## DATASET EXTRACT
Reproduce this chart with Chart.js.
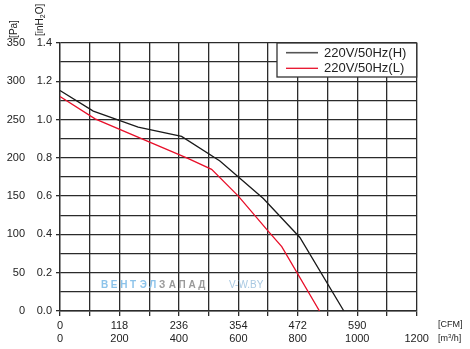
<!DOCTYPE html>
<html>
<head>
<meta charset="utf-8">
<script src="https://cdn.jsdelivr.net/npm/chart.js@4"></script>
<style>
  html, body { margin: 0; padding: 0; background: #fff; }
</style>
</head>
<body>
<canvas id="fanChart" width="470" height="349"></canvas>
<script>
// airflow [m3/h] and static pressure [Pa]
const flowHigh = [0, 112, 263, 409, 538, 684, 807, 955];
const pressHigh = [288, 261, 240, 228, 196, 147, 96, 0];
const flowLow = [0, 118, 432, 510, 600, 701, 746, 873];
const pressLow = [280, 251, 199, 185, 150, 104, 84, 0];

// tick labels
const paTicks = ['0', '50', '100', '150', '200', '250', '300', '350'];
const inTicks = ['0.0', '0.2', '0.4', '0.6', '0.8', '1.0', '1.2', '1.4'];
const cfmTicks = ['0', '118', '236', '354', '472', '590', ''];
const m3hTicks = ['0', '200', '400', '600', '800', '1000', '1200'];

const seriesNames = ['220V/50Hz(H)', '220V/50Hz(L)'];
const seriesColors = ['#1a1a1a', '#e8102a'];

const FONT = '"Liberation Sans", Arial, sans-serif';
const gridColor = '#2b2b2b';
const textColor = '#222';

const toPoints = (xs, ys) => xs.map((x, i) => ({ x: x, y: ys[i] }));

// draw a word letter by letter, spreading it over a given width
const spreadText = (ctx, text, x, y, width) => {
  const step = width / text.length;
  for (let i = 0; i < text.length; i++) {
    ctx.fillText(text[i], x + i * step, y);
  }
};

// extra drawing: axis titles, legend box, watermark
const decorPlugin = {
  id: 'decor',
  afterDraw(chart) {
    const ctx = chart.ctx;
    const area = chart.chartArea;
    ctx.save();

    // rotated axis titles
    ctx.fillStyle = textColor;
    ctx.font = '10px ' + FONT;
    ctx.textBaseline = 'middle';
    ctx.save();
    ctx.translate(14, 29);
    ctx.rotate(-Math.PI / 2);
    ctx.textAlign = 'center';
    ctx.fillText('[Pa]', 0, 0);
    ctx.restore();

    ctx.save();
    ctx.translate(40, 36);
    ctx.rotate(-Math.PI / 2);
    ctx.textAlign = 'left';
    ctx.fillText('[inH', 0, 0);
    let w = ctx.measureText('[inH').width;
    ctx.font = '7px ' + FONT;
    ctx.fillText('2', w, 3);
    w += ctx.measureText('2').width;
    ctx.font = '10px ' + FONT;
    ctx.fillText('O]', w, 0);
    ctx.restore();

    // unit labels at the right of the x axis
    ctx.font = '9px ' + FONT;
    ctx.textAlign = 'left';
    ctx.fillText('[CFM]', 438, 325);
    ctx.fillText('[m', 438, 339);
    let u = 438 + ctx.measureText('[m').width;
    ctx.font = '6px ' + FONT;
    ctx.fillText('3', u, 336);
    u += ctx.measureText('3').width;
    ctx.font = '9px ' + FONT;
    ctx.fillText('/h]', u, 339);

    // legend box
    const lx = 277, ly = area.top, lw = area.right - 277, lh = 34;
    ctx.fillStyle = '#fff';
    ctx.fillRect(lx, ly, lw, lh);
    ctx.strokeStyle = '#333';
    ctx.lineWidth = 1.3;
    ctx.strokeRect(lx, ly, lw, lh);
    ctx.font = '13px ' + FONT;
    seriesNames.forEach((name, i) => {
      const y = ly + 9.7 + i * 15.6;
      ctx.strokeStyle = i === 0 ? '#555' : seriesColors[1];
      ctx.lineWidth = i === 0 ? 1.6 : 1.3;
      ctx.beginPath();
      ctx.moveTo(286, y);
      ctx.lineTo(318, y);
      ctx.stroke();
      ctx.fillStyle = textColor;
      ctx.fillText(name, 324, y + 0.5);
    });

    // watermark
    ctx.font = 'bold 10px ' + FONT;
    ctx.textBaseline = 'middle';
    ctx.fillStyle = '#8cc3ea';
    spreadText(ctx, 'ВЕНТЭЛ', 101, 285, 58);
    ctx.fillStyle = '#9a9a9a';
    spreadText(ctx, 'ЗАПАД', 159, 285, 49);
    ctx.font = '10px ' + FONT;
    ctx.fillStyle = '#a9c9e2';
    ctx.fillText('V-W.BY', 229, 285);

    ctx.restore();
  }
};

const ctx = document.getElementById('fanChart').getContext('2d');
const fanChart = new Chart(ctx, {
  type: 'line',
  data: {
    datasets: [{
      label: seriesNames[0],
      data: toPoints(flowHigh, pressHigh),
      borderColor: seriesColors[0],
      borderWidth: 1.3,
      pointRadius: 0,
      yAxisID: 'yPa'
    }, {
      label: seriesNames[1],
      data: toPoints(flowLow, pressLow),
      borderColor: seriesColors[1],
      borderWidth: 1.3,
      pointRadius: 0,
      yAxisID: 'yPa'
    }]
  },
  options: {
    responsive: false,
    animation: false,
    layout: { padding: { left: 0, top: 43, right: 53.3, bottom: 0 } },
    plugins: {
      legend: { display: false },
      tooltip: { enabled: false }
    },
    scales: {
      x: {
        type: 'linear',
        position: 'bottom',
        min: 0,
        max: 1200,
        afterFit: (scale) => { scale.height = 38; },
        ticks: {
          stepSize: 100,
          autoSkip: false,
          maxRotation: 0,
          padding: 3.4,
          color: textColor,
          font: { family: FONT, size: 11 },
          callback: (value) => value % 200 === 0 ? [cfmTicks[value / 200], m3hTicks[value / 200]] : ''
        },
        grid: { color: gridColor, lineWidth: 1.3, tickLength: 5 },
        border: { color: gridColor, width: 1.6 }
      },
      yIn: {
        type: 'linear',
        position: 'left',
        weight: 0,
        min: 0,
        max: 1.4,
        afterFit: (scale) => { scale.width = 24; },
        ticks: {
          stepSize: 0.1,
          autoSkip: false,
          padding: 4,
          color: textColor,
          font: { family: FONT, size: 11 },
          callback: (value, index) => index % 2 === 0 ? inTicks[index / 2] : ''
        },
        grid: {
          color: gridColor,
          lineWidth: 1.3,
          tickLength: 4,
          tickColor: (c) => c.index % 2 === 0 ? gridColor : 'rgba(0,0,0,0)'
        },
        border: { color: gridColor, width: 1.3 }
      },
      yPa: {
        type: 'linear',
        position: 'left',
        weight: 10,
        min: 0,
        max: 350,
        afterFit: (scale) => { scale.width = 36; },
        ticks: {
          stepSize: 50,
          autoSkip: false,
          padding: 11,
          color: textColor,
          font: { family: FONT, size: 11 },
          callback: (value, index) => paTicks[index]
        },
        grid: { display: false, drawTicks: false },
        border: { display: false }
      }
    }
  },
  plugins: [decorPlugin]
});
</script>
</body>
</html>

## EXERCISE DESCRIPTION
Retype the data above exactly; pictures are not part of the copy.

## COMPLETE ANSWER
Reproduce this chart with Chart.js.
<!DOCTYPE html>
<html>
<head>
<meta charset="utf-8">
<script src="https://cdn.jsdelivr.net/npm/chart.js@4"></script>
<style>
  html, body { margin: 0; padding: 0; background: #fff; }
</style>
</head>
<body>
<canvas id="fanChart" width="470" height="349"></canvas>
<script>
// airflow [m3/h] and static pressure [Pa]
const flowHigh = [0, 112, 263, 409, 538, 684, 807, 955];
const pressHigh = [288, 261, 240, 228, 196, 147, 96, 0];
const flowLow = [0, 118, 432, 510, 600, 701, 746, 873];
const pressLow = [280, 251, 199, 185, 150, 104, 84, 0];

// tick labels
const paTicks = ['0', '50', '100', '150', '200', '250', '300', '350'];
const inTicks = ['0.0', '0.2', '0.4', '0.6', '0.8', '1.0', '1.2', '1.4'];
const cfmTicks = ['0', '118', '236', '354', '472', '590', ''];
const m3hTicks = ['0', '200', '400', '600', '800', '1000', '1200'];

const seriesNames = ['220V/50Hz(H)', '220V/50Hz(L)'];
const seriesColors = ['#1a1a1a', '#e8102a'];

const FONT = '"Liberation Sans", Arial, sans-serif';
const gridColor = '#2b2b2b';
const textColor = '#222';

const toPoints = (xs, ys) => xs.map((x, i) => ({ x: x, y: ys[i] }));

// draw a word letter by letter, spreading it over a given width
const spreadText = (ctx, text, x, y, width) => {
  const step = width / text.length;
  for (let i = 0; i < text.length; i++) {
    ctx.fillText(text[i], x + i * step, y);
  }
};

// extra drawing: axis titles, legend box, watermark
const decorPlugin = {
  id: 'decor',
  afterDraw(chart) {
    const ctx = chart.ctx;
    const area = chart.chartArea;
    ctx.save();

    // rotated axis titles
    ctx.fillStyle = textColor;
    ctx.font = '10px ' + FONT;
    ctx.textBaseline = 'middle';
    ctx.save();
    ctx.translate(14, 29);
    ctx.rotate(-Math.PI / 2);
    ctx.textAlign = 'center';
    ctx.fillText('[Pa]', 0, 0);
    ctx.restore();

    ctx.save();
    ctx.translate(40, 36);
    ctx.rotate(-Math.PI / 2);
    ctx.textAlign = 'left';
    ctx.fillText('[inH', 0, 0);
    let w = ctx.measureText('[inH').width;
    ctx.font = '7px ' + FONT;
    ctx.fillText('2', w, 3);
    w += ctx.measureText('2').width;
    ctx.font = '10px ' + FONT;
    ctx.fillText('O]', w, 0);
    ctx.restore();

    // unit labels at the right of the x axis
    ctx.font = '9px ' + FONT;
    ctx.textAlign = 'left';
    ctx.fillText('[CFM]', 438, 325);
    ctx.fillText('[m', 438, 339);
    let u = 438 + ctx.measureText('[m').width;
    ctx.font = '6px ' + FONT;
    ctx.fillText('3', u, 336);
    u += ctx.measureText('3').width;
    ctx.font = '9px ' + FONT;
    ctx.fillText('/h]', u, 339);

    // legend box
    const lx = 277, ly = area.top, lw = area.right - 277, lh = 34;
    ctx.fillStyle = '#fff';
    ctx.fillRect(lx, ly, lw, lh);
    ctx.strokeStyle = '#333';
    ctx.lineWidth = 1.3;
    ctx.strokeRect(lx, ly, lw, lh);
    ctx.font = '13px ' + FONT;
    seriesNames.forEach((name, i) => {
      const y = ly + 9.7 + i * 15.6;
      ctx.strokeStyle = i === 0 ? '#555' : seriesColors[1];
      ctx.lineWidth = i === 0 ? 1.6 : 1.3;
      ctx.beginPath();
      ctx.moveTo(286, y);
      ctx.lineTo(318, y);
      ctx.stroke();
      ctx.fillStyle = textColor;
      ctx.fillText(name, 324, y + 0.5);
    });

    // watermark
    ctx.font = 'bold 10px ' + FONT;
    ctx.textBaseline = 'middle';
    ctx.fillStyle = '#8cc3ea';
    spreadText(ctx, 'ВЕНТЭЛ', 101, 285, 58);
    ctx.fillStyle = '#9a9a9a';
    spreadText(ctx, 'ЗАПАД', 159, 285, 49);
    ctx.font = '10px ' + FONT;
    ctx.fillStyle = '#a9c9e2';
    ctx.fillText('V-W.BY', 229, 285);

    ctx.restore();
  }
};

const ctx = document.getElementById('fanChart').getContext('2d');
const fanChart = new Chart(ctx, {
  type: 'line',
  data: {
    datasets: [{
      label: seriesNames[0],
      data: toPoints(flowHigh, pressHigh),
      borderColor: seriesColors[0],
      borderWidth: 1.3,
      pointRadius: 0,
      yAxisID: 'yPa'
    }, {
      label: seriesNames[1],
      data: toPoints(flowLow, pressLow),
      borderColor: seriesColors[1],
      borderWidth: 1.3,
      pointRadius: 0,
      yAxisID: 'yPa'
    }]
  },
  options: {
    responsive: false,
    animation: false,
    layout: { padding: { left: 0, top: 43, right: 53.3, bottom: 0 } },
    plugins: {
      legend: { display: false },
      tooltip: { enabled: false }
    },
    scales: {
      x: {
        type: 'linear',
        position: 'bottom',
        min: 0,
        max: 1200,
        afterFit: (scale) => { scale.height = 38; },
        ticks: {
          stepSize: 100,
          autoSkip: false,
          maxRotation: 0,
          padding: 3.4,
          color: textColor,
          font: { family: FONT, size: 11 },
          callback: (value) => value % 200 === 0 ? [cfmTicks[value / 200], m3hTicks[value / 200]] : ''
        },
        grid: { color: gridColor, lineWidth: 1.3, tickLength: 5 },
        border: { color: gridColor, width: 1.6 }
      },
      yIn: {
        type: 'linear',
        position: 'left',
        weight: 0,
        min: 0,
        max: 1.4,
        afterFit: (scale) => { scale.width = 24; },
        ticks: {
          stepSize: 0.1,
          autoSkip: false,
          padding: 4,
          color: textColor,
          font: { family: FONT, size: 11 },
          callback: (value, index) => index % 2 === 0 ? inTicks[index / 2] : ''
        },
        grid: {
          color: gridColor,
          lineWidth: 1.3,
          tickLength: 4,
          tickColor: (c) => c.index % 2 === 0 ? gridColor : 'rgba(0,0,0,0)'
        },
        border: { color: gridColor, width: 1.3 }
      },
      yPa: {
        type: 'linear',
        position: 'left',
        weight: 10,
        min: 0,
        max: 350,
        afterFit: (scale) => { scale.width = 36; },
        ticks: {
          stepSize: 50,
          autoSkip: false,
          padding: 11,
          color: textColor,
          font: { family: FONT, size: 11 },
          callback: (value, index) => paTicks[index]
        },
        grid: { display: false, drawTicks: false },
        border: { display: false }
      }
    }
  },
  plugins: [decorPlugin]
});
</script>
</body>
</html>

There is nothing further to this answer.